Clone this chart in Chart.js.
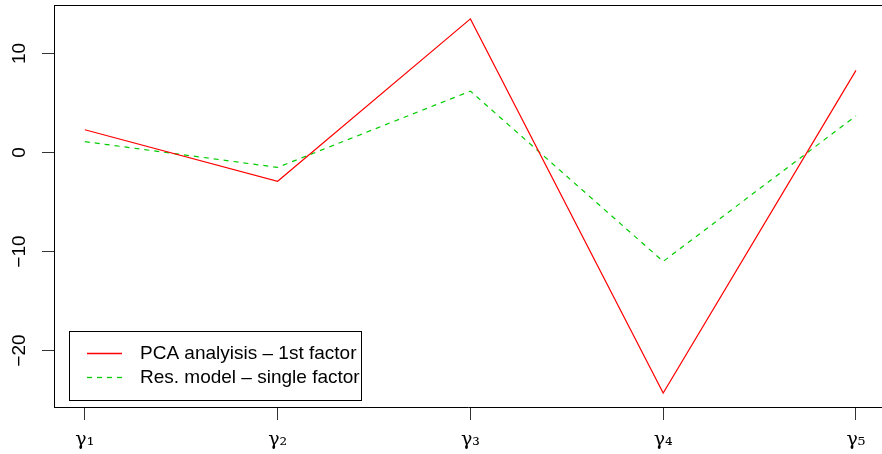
<!DOCTYPE html>
<html>
<head>
<meta charset="utf-8">
<script src="https://cdn.jsdelivr.net/npm/chart.js@4"></script>
<style>
  html, body { margin: 0; padding: 0; background: #fff; overflow: hidden; }
  #wrap { width: 882px; height: 454px; }
</style>
</head>
<body>
<div id="wrap"><canvas id="chart" width="882" height="454"></canvas></div>
<script>
// categories and values
const categories = ["γ₁", "γ₂", "γ₃", "γ₄", "γ₅"];
const pcaFactor = [2.3, -2.9, 13.5, -24.3, 8.3];
const resModel = [1.1, -1.5, 6.2, -11.0, 3.7];
const yTicks = [-20, -10, 0, 10];
const seriesNames = ["PCA analyisis \u2013 1st factor", "Res. model \u2013 single factor"];
const seriesColors = ["#FF0000", "#00CD00"];

const FONT = '"Liberation Sans", Arial, Helvetica, sans-serif';

// build {x,y} points from the category index
const toPoints = arr => arr.map((v, i) => ({ x: i + 1, y: v }));

// top border of the box (R draws a full box, right side falls off the canvas)
const boxTop = {
  id: 'boxTop',
  afterDraw(chart) {
    const { ctx, chartArea } = chart;
    ctx.save();
    ctx.strokeStyle = '#000';
    ctx.lineWidth = 1;
    ctx.beginPath();
    ctx.moveTo(chartArea.left, chartArea.top + 0.5);
    ctx.lineTo(chartArea.right, chartArea.top + 0.5);
    ctx.stroke();
    ctx.restore();
  }
};

// rotated y labels, like R's default las=0
const yLabels = {
  id: 'yLabels',
  afterDraw(chart) {
    const { ctx } = chart;
    const ys = chart.scales.y;
    ctx.save();
    ctx.fillStyle = '#000';
    ctx.font = '19px ' + FONT;
    ctx.textAlign = 'center';
    ctx.textBaseline = 'alphabetic';
    ys.ticks.forEach(t => {
      const py = ys.getPixelForValue(t.value);
      ctx.save();
      ctx.translate(24.5, py);
      ctx.rotate(-Math.PI / 2);
      ctx.fillText(String(t.value).replace('-', '\u2212'), 0, 0);
      ctx.restore();
    });
    ctx.restore();
  }
};

// legend box in the lower-left corner of the plot
const boxLegend = {
  id: 'boxLegend',
  afterDraw(chart) {
    const { ctx } = chart;
    const x0 = 69.5, y0 = 331.5, w = 292, h = 69;
    ctx.save();
    ctx.fillStyle = '#fff';
    ctx.fillRect(x0, y0, w, h);
    ctx.font = '19px ' + FONT;
    ctx.textBaseline = 'middle';
    ctx.textAlign = 'left';
    chart.data.datasets.forEach((ds, i) => {
      const ly = 353 + i * 24;
      ctx.strokeStyle = seriesColors[i];
      ctx.lineWidth = 1.3;
      ctx.setLineDash(i === 1 ? [5, 5] : []);
      ctx.beginPath();
      ctx.moveTo(87, ly + 0.5);
      ctx.lineTo(122, ly + 0.5);
      ctx.stroke();
      ctx.setLineDash([]);
      ctx.fillStyle = '#000';
      ctx.fillText(ds.label, 140, ly + 1);
    });
    ctx.strokeStyle = '#000';
    ctx.lineWidth = 1;
    ctx.strokeRect(x0, y0, w, h);
    ctx.restore();
  }
};

new Chart(document.getElementById('chart'), {
  type: 'line',
  data: {
    datasets: [
      {
        label: seriesNames[0],
        data: toPoints(pcaFactor),
        borderColor: seriesColors[0],
        borderWidth: 1.2,
        pointRadius: 0,
        tension: 0,
        fill: false
      },
      {
        label: seriesNames[1],
        data: toPoints(resModel),
        borderColor: seriesColors[1],
        borderWidth: 1.2,
        borderDash: [5, 5],
        pointRadius: 0,
        tension: 0,
        fill: false
      }
    ]
  },
  options: {
    responsive: false,
    animation: false,
    devicePixelRatio: 1,
    layout: { padding: { top: 5, right: 0, left: 0, bottom: 0 } },
    plugins: { legend: { display: false }, tooltip: { enabled: false } },
    scales: {
      x: {
        type: 'linear',
        min: 0.84,
        max: 5.135,
        afterBuildTicks: s => { s.ticks = categories.map((c, i) => ({ value: i + 1 })); },
        afterFit: s => { s.height = 47; },
        ticks: {
          callback: v => categories[v - 1],
          color: '#000',
          font: { family: '"DejaVu Serif", serif', size: 19 },
          padding: 9,
          maxRotation: 0,
          autoSkip: false
        },
        grid: { drawOnChartArea: false, drawTicks: true, tickLength: 13, color: '#333', lineWidth: 1 },
        border: { display: true, color: '#000', width: 1 }
      },
      y: {
        type: 'linear',
        min: -25.7,
        max: 14.9,
        afterBuildTicks: s => { s.ticks = yTicks.map(v => ({ value: v })); },
        afterFit: s => { s.width = 54; },
        ticks: { display: false },
        grid: { drawOnChartArea: false, drawTicks: true, tickLength: 12, color: '#333', lineWidth: 1 },
        border: { display: true, color: '#000', width: 1 }
      }
    }
  },
  plugins: [boxTop, yLabels, boxLegend]
});
</script>
</body>
</html>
========
Repeat only the lines between the start of the data and the line with "const toPoints = arr", including those two lines, and skip the pictures.

* Finished answer
Clone this chart in Chart.js.
<!DOCTYPE html>
<html>
<head>
<meta charset="utf-8">
<script src="https://cdn.jsdelivr.net/npm/chart.js@4"></script>
<style>
  html, body { margin: 0; padding: 0; background: #fff; overflow: hidden; }
  #wrap { width: 882px; height: 454px; }
</style>
</head>
<body>
<div id="wrap"><canvas id="chart" width="882" height="454"></canvas></div>
<script>
// categories and values
const categories = ["γ₁", "γ₂", "γ₃", "γ₄", "γ₅"];
const pcaFactor = [2.3, -2.9, 13.5, -24.3, 8.3];
const resModel = [1.1, -1.5, 6.2, -11.0, 3.7];
const yTicks = [-20, -10, 0, 10];
const seriesNames = ["PCA analyisis \u2013 1st factor", "Res. model \u2013 single factor"];
const seriesColors = ["#FF0000", "#00CD00"];

const FONT = '"Liberation Sans", Arial, Helvetica, sans-serif';

// build {x,y} points from the category index
const toPoints = arr => arr.map((v, i) => ({ x: i + 1, y: v }));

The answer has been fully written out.